7. Belgian Endive Boats
The canoe-like shape of Belgian endive leaves is perfect for housing delicious dips and spreads as an appetizer. Try hummus, crab salad, or goat cheese and herbs for a starter to the main meal. I love the flavors in this recipe for Golden Beet and Endive Salad from Food & Wine Magazine: roasted diced beets, walnut oil, shallot, and goat brie. This Lemony Smoked Trout Salad in Red Endive Scoops seems elegant and bright, perfect for early spring.
8. Bread Pudding
I came across the recipe for Savory Bread Pudding in the ‘Days-Old Bread’ section of Chad Robertson’s Tartine Bread book. Rich, comforting, and deeply satisfying in these last cold days of winter, Savory Bread Pudding is easily thrown together and bakes in the oven for about 50 minutes. Leeks are sautéed in butter, then simmered in white wine. Mushrooms caramelize in a hot pan, and radicchio Treviso leaves go in to gently wilt at the last minute. It all gets tossed into a large baking dish with chunks of day old bread. A custard of eggs, cream, and milk flavored with pepper, nutmeg, thyme, Gruyere, and smoked ham is poured over the bread and your work is done. Pour a glass of wine and wait for the heavenly smell of bubbling cheese to fill the kitchen.

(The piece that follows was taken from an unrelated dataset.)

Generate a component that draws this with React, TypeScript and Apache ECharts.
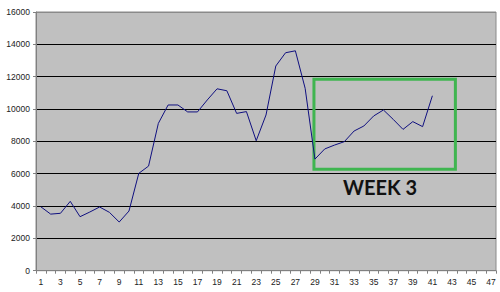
import React, { useEffect, useRef } from "react";
import * as echarts from "echarts";

const categories: string[] = Array.from({ length: 47 }, (_, i) => String(i + 1));
const values: number[] = [
  3950, 3500, 3550, 4290, 3340, 3630, 3940, 3610, 3010, 3690,
  6020, 6470, 9110, 10250, 10250, 9820, 9820, 10560, 11250, 11130,
  9730, 9840, 8040, 9630, 12660, 13480, 13600, 11280, 6900, 7530,
  7770, 7980, 8640, 8950, 9570, 9940, 9360, 8740, 9220, 8910,
  10820,
];
const yTicks = { min: 0, max: 16000, interval: 2000 };
const boxRange = { x0: 28.9, x1: 43.35, y0: 6270, y1: 11840 };
const boxLabel = "WEEK 3";

export default function App() {
  const ref = useRef<HTMLDivElement>(null);
  useEffect(() => {
    if (!ref.current) return;
    const chart = echarts.init(ref.current, null, { renderer: "svg" });
    const grid = { left: 36, top: 12, right: 4, bottom: 21.3 };
    chart.setOption({
      animation: false,
      backgroundColor: "#ffffff",
      grid: {
        ...grid,
        show: true,
        backgroundColor: "#c0c0c0",
        borderColor: "#8a8a8a",
        borderWidth: 1,
      },
      xAxis: [
        {
          type: "category",
          data: categories,
          boundaryGap: true,
          axisLine: { lineStyle: { color: "#808080", width: 1 } },
          axisTick: { show: true, interval: 0, length: 3, lineStyle: { color: "#808080" } },
          axisLabel: {
            interval: 1,
            margin: 7,
            fontSize: 8.5,
            color: "#222",
            fontFamily: "Liberation Sans, Arial, sans-serif",
          },
          splitLine: { show: false },
        },
        {
          type: "value",
          min: 0.5,
          max: 47.5,
          show: false,
          splitLine: { show: false },
        },
      ],
      yAxis: {
        type: "value",
        min: yTicks.min,
        max: yTicks.max,
        interval: yTicks.interval,
        axisLine: { show: true, lineStyle: { color: "#808080", width: 1 } },
        axisTick: { show: true, length: 3, lineStyle: { color: "#808080" } },
        axisLabel: {
          margin: 6,
          fontSize: 8.5,
          color: "#222",
          fontFamily: "Liberation Sans, Arial, sans-serif",
          formatter: (v: number) => String(v),
        },
        splitLine: {
          show: true,
          lineStyle: {
            color: ["#808080", "#000", "#000", "#000", "#000", "#000", "#000", "#000", "#8a8a8a"],
            width: 1,
          },
        },
      },
      series: [
        {
          type: "line",
          xAxisIndex: 1,
          data: values.map((v, i) => [Number(categories[i]), v]),
          symbol: "none",
          lineStyle: { color: "#101080", width: 1 },
          markArea: {
            silent: true,
            itemStyle: {
              color: "rgba(0,0,0,0)",
              borderColor: "#3fb550",
              borderWidth: 3,
            },
            data: [
              [
                { xAxis: boxRange.x0, yAxis: boxRange.y1 },
                { xAxis: boxRange.x1, yAxis: boxRange.y0 },
              ],
            ],
          },
        },
      ],
      graphic: [
        {
          type: "text",
          left: 343,
          top: 177,
          style: {
            text: boxLabel,
            font: "bold 20px Lato, 'Open Sans', sans-serif",
            fill: "#111",
          },
        },
      ],
    });
    return () => chart.dispose();
  }, []);
  return (
    <div
      ref={ref}
      style={{ position: "fixed", left: 0, top: 0, width: 500, height: 292 }}
    />
  );
}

Chicories are delicious stirred into pasta at the very last minute, leaves melting into the sauce while retaining a bit of toothsome texture. Bitter flavors of these leaves play well with creamy cheeses, salty pancetta, and earthy mushrooms. The Chez Panisse Pasta, Pizza & Calzone Cookbook includes a recipe for Taglerini with Mussels, Radicchio & Anchovy Cream that’s ready in minutes with hours worth of flavor. Shallots are sautéed in butter, then sliced radicchio is tossed in, juice from the steamed mussels, heavy cream, and an anchovy/garlic paste. Once the sauce is thick and infused with flavor, the cooked taglerini (ribbon-shaped pasta) are added to the pot. The book also contains a recipe for Radicchio, Pancetta & Buckwheat Noodles flavored with a splash of red wine vinegar, garnished with bread crumbs and cheese. I like lemony penne pasta with wilted endive and peas, maybe topped with a poached egg.
10. Escarole and Cannellini Bean Soup
I love the simplicity of the Frankies Spuntino style cooking, and their Escarole and Cannellini Bean soup perfectly embodies comforting home cooking. They write, “Everybody’s grandma made this fixture of the southern Italian immigrant’s kitchen.” It begins with a sauté of the holy trinity: diced onion, celery, and carrot. Dried (soaked) white beans, red pepper flakes, vegetable broth, and bay leaf go into the pot and it’s set to simmer for a couple of hours until the beans are tender. The escarole is prepared separately, chopped and sautéed in olive oil with garlic, then tossed in with the cooked beans. The Frankies love this soup hot or cold, with a handful of Pecorino Romano.